▸ **Set problem**
Report the number of lines in these entries that contain "this". Write only the number.
··· Exercise material ···
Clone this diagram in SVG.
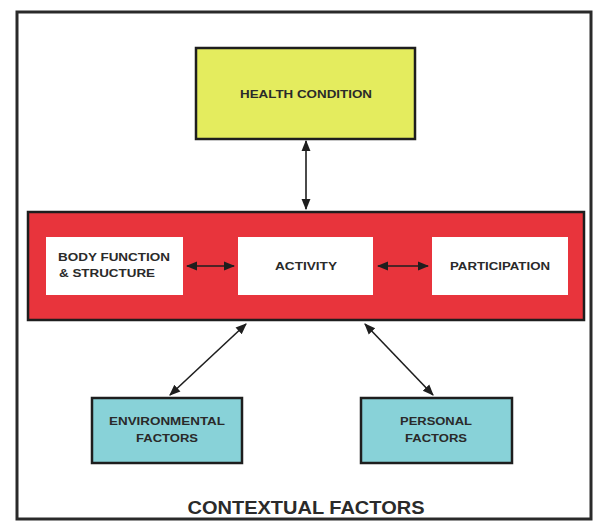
<svg xmlns="http://www.w3.org/2000/svg" width="595" height="521" viewBox="0 0 595 521">
  <style>
    .frame { fill: #ffffff; stroke: #2a2a2a; stroke-width: 3; }
    .box { stroke: #1e1e1e; stroke-width: 2.5; }
    .inner { fill: #ffffff; stroke: none; }
    .lbl { font-family: "Liberation Sans", Arial, sans-serif; font-weight: bold; font-size: 10px; fill: #2a2a2a; text-anchor: middle; }
    .title { font-family: "Liberation Sans", Arial, sans-serif; font-weight: bold; font-size: 18px; fill: #2a2a2a; text-anchor: middle; }
    .link { stroke: #1e1e1e; stroke-width: 1.6; fill: none; marker-start: url(#head); marker-end: url(#head); }
  </style>
  <defs>
    <marker id="head" viewBox="0 0 10 10" refX="9" refY="5" markerWidth="7" markerHeight="7" orient="auto-start-reverse" markerUnits="strokeWidth">
      <path d="M0,1 L10,5 L0,9 Z" fill="#1e1e1e"/>
    </marker>
  </defs>

  <rect x="0" y="0" width="595" height="521" fill="#ffffff"/>
  <!-- outer frame -->
  <rect class="frame" x="17" y="12" width="574" height="507"/>

  <g id="health-condition">
    <rect class="box" x="196" y="48" width="219" height="91" fill="#e4ec5e"/>
    <text class="lbl" x="306" y="98" textLength="132" lengthAdjust="spacingAndGlyphs">HEALTH CONDITION</text>
  </g>

  <g id="functioning">
    <rect class="box" x="28" y="212" width="556" height="108" fill="#e8343c"/>
  </g>

  <g id="body-function">
    <rect class="inner" x="46" y="237" width="137" height="58"/>
    <text class="lbl" x="114" y="261" textLength="112" lengthAdjust="spacingAndGlyphs">BODY FUNCTION</text>
    <text class="lbl" x="107" y="277" textLength="96" lengthAdjust="spacingAndGlyphs">&amp; STRUCTURE</text>
  </g>

  <g id="activity">
    <rect class="inner" x="238" y="237" width="135" height="58"/>
    <text class="lbl" x="306" y="270" textLength="62" lengthAdjust="spacingAndGlyphs">ACTIVITY</text>
  </g>

  <g id="participation">
    <rect class="inner" x="432" y="237" width="136" height="58"/>
    <text class="lbl" x="500" y="270" textLength="100" lengthAdjust="spacingAndGlyphs">PARTICIPATION</text>
  </g>

  <g id="environmental-factors">
    <rect class="box" x="92" y="398" width="150" height="65" fill="#88d2d8"/>
    <text class="lbl" x="167" y="425" textLength="116" lengthAdjust="spacingAndGlyphs">ENVIRONMENTAL</text>
    <text class="lbl" x="167" y="442" textLength="62" lengthAdjust="spacingAndGlyphs">FACTORS</text>
  </g>

  <g id="personal-factors">
    <rect class="box" x="361" y="398" width="151" height="65" fill="#88d2d8"/>
    <text class="lbl" x="436" y="425" textLength="72" lengthAdjust="spacingAndGlyphs">PERSONAL</text>
    <text class="lbl" x="436" y="442" textLength="62" lengthAdjust="spacingAndGlyphs">FACTORS</text>
  </g>

  <g id="connectors">
    <line class="link" x1="306" y1="141" x2="306" y2="209"/>
    <line class="link" x1="187" y1="266" x2="234" y2="266"/>
    <line class="link" x1="378" y1="266" x2="428" y2="266"/>
    <line class="link" x1="246" y1="324" x2="170" y2="395"/>
    <line class="link" x1="365" y1="324" x2="433" y2="395"/>
  </g>

  <text class="title" x="306" y="514" textLength="237" lengthAdjust="spacingAndGlyphs">CONTEXTUAL FACTORS</text>
</svg>
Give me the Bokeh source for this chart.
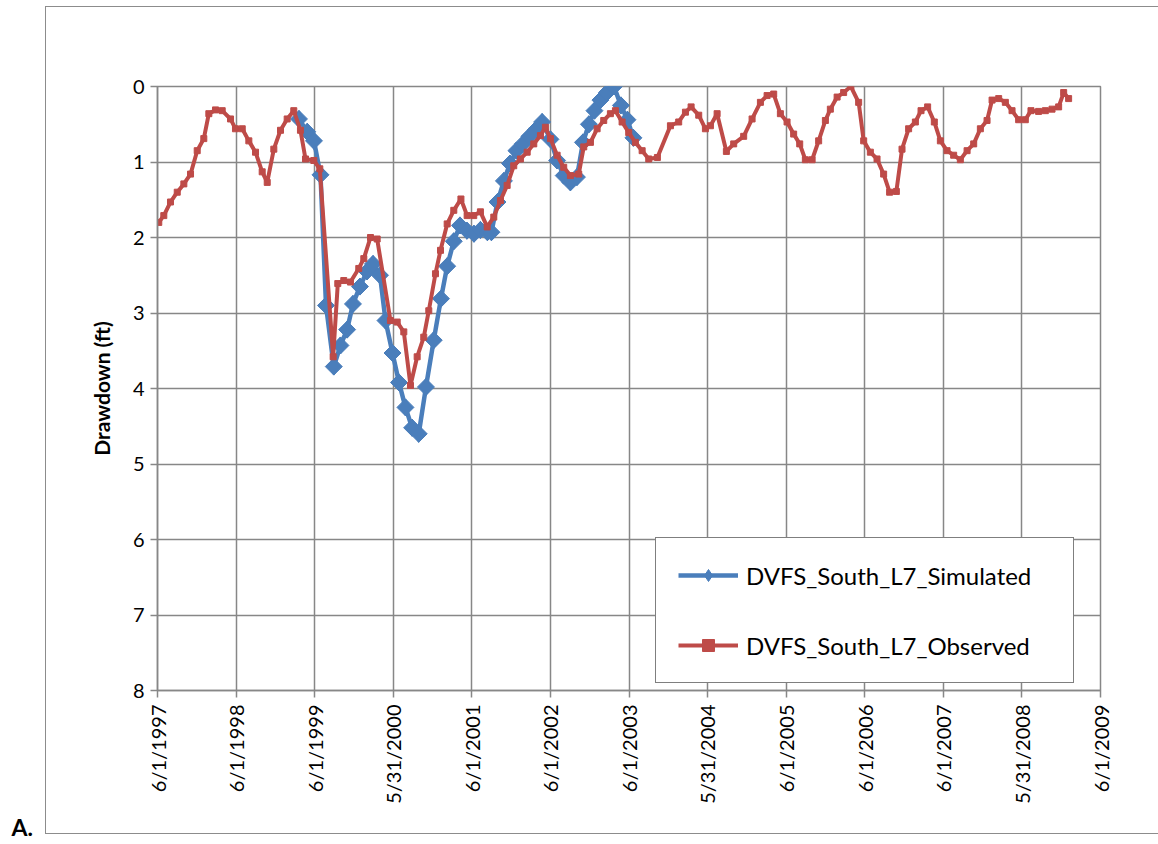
···
▸ **Final result**
2